> [Task description] Begin at the first line below and copy each line exactly, ending with the line where "121 L197 204" appears.

── Data shown

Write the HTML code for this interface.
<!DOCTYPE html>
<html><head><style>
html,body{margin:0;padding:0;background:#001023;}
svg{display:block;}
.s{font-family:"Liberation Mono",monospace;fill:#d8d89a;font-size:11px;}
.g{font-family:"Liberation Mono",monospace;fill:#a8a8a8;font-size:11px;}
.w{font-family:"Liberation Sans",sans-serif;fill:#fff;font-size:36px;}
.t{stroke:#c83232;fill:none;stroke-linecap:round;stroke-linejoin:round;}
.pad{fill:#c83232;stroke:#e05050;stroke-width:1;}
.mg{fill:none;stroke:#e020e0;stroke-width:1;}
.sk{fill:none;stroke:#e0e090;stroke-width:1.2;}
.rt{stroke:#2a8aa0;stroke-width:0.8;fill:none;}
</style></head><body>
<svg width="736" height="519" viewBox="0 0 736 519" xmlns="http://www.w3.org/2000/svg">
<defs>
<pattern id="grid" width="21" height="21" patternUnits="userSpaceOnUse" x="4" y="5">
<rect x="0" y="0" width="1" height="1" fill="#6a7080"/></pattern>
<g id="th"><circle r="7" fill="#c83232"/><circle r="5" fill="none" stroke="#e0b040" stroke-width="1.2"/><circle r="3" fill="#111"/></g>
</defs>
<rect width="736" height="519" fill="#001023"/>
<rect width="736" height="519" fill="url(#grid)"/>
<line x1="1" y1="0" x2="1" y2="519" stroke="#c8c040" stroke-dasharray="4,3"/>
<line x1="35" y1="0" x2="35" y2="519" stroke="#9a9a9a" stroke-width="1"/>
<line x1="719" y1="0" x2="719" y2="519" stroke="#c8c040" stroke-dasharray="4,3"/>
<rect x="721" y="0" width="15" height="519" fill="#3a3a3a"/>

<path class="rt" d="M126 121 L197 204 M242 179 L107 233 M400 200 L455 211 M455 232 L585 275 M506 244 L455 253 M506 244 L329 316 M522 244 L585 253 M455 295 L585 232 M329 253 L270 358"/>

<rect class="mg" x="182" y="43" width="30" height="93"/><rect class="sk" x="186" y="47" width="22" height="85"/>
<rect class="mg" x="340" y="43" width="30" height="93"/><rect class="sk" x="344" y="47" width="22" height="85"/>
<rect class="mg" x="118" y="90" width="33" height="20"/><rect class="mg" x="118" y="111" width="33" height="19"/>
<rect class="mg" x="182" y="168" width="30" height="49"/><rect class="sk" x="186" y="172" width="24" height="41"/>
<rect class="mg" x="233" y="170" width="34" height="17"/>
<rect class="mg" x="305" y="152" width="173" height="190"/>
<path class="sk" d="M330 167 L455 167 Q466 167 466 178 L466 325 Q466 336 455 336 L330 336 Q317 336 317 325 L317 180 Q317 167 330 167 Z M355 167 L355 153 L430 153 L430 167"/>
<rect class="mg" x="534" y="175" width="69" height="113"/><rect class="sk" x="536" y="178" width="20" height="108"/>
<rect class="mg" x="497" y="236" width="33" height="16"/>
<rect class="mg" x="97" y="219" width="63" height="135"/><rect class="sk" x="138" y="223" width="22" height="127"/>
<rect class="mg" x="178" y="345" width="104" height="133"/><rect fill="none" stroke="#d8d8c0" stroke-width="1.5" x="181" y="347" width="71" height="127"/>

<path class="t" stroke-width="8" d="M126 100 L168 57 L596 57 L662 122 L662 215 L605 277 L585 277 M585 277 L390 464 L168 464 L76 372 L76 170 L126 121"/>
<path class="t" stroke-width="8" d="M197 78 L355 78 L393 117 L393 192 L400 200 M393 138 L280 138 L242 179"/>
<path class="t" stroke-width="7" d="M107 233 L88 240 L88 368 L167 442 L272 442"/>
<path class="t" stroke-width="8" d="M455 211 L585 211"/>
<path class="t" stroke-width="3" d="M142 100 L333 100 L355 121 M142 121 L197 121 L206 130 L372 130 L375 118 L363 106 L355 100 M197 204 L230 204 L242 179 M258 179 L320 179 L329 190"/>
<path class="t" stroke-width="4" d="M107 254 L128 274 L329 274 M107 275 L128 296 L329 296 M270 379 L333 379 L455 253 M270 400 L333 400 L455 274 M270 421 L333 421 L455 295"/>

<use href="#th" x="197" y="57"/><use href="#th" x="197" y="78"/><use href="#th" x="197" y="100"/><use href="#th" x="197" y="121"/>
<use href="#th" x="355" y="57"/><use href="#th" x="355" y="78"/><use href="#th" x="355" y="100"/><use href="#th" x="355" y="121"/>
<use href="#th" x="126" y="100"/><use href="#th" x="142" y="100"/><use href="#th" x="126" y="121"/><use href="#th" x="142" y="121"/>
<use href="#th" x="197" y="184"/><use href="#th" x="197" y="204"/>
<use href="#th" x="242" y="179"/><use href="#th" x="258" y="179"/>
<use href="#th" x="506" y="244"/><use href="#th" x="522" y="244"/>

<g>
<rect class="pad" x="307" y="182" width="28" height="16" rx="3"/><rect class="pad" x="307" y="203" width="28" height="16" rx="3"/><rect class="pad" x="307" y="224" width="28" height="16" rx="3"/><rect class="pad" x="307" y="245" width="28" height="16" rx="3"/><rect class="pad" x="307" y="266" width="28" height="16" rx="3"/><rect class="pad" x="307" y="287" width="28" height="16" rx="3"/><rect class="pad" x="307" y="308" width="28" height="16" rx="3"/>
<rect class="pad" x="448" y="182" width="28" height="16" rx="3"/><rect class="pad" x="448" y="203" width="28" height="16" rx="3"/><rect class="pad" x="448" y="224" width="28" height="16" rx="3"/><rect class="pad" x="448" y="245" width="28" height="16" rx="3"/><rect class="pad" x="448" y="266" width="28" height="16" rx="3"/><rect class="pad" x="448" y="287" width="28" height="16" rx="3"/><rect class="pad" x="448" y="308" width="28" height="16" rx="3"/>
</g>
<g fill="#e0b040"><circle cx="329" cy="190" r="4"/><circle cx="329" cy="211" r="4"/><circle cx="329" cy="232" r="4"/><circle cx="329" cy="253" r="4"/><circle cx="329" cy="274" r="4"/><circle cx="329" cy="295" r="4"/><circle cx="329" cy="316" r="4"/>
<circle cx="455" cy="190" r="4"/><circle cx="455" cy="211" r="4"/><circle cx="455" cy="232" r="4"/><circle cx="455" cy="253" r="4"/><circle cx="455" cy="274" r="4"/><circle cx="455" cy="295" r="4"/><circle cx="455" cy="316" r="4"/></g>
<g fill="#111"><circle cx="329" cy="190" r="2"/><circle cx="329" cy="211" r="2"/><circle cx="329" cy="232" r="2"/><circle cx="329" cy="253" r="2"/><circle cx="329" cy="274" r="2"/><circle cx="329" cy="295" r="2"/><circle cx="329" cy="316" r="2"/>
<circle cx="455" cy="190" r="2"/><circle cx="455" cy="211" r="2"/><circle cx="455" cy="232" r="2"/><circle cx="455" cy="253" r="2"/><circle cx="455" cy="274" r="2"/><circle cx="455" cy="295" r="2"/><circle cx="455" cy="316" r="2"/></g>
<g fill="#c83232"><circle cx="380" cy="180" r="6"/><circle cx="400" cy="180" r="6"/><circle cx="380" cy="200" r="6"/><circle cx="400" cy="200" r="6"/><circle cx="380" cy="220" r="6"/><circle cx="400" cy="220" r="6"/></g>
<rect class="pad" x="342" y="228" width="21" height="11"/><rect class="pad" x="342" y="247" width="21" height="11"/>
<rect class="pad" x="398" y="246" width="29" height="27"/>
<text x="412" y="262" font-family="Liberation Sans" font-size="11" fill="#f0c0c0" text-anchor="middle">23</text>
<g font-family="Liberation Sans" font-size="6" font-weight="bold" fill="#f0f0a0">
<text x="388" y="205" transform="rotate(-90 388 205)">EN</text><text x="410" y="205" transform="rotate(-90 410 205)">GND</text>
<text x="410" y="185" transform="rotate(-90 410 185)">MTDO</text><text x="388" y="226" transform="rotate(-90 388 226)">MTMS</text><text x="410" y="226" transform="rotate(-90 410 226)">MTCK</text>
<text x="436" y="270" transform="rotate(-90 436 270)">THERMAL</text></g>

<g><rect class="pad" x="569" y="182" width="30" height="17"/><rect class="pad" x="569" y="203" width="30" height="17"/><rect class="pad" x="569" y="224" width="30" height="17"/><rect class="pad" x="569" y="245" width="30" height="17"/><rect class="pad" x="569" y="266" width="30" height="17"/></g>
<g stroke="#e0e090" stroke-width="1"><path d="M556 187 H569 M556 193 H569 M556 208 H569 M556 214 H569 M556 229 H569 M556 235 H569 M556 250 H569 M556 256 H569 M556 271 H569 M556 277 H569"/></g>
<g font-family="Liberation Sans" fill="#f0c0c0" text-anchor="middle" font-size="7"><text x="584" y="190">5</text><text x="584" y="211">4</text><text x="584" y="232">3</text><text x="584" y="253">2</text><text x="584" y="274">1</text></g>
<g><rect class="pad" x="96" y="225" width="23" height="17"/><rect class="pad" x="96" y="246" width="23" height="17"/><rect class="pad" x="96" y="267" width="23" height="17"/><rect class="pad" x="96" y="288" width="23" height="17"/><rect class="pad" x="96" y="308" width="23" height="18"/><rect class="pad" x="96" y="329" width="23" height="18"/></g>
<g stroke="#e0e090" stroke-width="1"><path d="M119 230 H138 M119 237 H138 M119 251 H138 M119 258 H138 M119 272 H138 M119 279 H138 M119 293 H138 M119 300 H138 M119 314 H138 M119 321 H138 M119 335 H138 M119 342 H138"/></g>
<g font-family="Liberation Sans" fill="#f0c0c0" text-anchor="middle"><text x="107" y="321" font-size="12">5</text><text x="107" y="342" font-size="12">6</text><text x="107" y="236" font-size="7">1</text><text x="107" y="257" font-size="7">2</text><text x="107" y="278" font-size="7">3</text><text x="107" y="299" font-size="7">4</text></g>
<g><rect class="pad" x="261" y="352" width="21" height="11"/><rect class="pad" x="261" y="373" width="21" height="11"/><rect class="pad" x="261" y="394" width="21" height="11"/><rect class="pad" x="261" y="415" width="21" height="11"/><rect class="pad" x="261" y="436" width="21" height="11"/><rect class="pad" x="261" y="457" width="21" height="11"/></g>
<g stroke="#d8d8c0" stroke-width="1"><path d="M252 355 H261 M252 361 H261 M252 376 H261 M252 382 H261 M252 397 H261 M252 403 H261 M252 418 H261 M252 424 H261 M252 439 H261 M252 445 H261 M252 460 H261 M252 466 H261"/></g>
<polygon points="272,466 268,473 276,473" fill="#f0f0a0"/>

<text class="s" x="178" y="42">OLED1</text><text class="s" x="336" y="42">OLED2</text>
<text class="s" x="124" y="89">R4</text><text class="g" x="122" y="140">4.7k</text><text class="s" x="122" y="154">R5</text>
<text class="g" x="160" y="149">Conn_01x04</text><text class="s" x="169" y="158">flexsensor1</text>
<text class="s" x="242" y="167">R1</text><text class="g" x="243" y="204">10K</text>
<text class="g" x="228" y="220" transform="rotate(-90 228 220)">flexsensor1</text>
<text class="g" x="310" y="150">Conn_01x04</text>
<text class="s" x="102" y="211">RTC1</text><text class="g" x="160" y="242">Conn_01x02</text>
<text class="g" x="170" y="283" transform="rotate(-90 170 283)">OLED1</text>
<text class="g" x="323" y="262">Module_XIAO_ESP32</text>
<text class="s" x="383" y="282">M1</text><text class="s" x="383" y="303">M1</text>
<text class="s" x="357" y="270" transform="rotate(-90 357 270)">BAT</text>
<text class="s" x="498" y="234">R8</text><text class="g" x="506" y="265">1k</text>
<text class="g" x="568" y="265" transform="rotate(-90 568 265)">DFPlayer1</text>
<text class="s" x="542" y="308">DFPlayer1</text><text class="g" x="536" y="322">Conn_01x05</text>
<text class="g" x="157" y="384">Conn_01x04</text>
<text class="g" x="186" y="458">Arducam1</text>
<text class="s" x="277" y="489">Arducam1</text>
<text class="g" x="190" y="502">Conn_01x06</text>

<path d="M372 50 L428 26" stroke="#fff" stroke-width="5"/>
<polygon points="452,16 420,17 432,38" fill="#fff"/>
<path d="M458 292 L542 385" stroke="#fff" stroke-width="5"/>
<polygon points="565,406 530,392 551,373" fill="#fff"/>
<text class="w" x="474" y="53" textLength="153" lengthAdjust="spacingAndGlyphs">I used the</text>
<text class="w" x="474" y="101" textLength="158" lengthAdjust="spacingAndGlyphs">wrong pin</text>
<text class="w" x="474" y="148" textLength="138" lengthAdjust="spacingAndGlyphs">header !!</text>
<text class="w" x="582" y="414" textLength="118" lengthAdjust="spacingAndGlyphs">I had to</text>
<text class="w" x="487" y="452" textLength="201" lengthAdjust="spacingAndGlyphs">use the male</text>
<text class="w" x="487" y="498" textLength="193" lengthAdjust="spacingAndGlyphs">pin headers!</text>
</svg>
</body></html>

────

> [Finished task]
Write the HTML code for this interface.
<!DOCTYPE html>
<html><head><style>
html,body{margin:0;padding:0;background:#001023;}
svg{display:block;}
.s{font-family:"Liberation Mono",monospace;fill:#d8d89a;font-size:11px;}
.g{font-family:"Liberation Mono",monospace;fill:#a8a8a8;font-size:11px;}
.w{font-family:"Liberation Sans",sans-serif;fill:#fff;font-size:36px;}
.t{stroke:#c83232;fill:none;stroke-linecap:round;stroke-linejoin:round;}
.pad{fill:#c83232;stroke:#e05050;stroke-width:1;}
.mg{fill:none;stroke:#e020e0;stroke-width:1;}
.sk{fill:none;stroke:#e0e090;stroke-width:1.2;}
.rt{stroke:#2a8aa0;stroke-width:0.8;fill:none;}
</style></head><body>
<svg width="736" height="519" viewBox="0 0 736 519" xmlns="http://www.w3.org/2000/svg">
<defs>
<pattern id="grid" width="21" height="21" patternUnits="userSpaceOnUse" x="4" y="5">
<rect x="0" y="0" width="1" height="1" fill="#6a7080"/></pattern>
<g id="th"><circle r="7" fill="#c83232"/><circle r="5" fill="none" stroke="#e0b040" stroke-width="1.2"/><circle r="3" fill="#111"/></g>
</defs>
<rect width="736" height="519" fill="#001023"/>
<rect width="736" height="519" fill="url(#grid)"/>
<line x1="1" y1="0" x2="1" y2="519" stroke="#c8c040" stroke-dasharray="4,3"/>
<line x1="35" y1="0" x2="35" y2="519" stroke="#9a9a9a" stroke-width="1"/>
<line x1="719" y1="0" x2="719" y2="519" stroke="#c8c040" stroke-dasharray="4,3"/>
<rect x="721" y="0" width="15" height="519" fill="#3a3a3a"/>

<path class="rt" d="M126 121 L197 204 M242 179 L107 233 M400 200 L455 211 M455 232 L585 275 M506 244 L455 253 M506 244 L329 316 M522 244 L585 253 M455 295 L585 232 M329 253 L270 358"/>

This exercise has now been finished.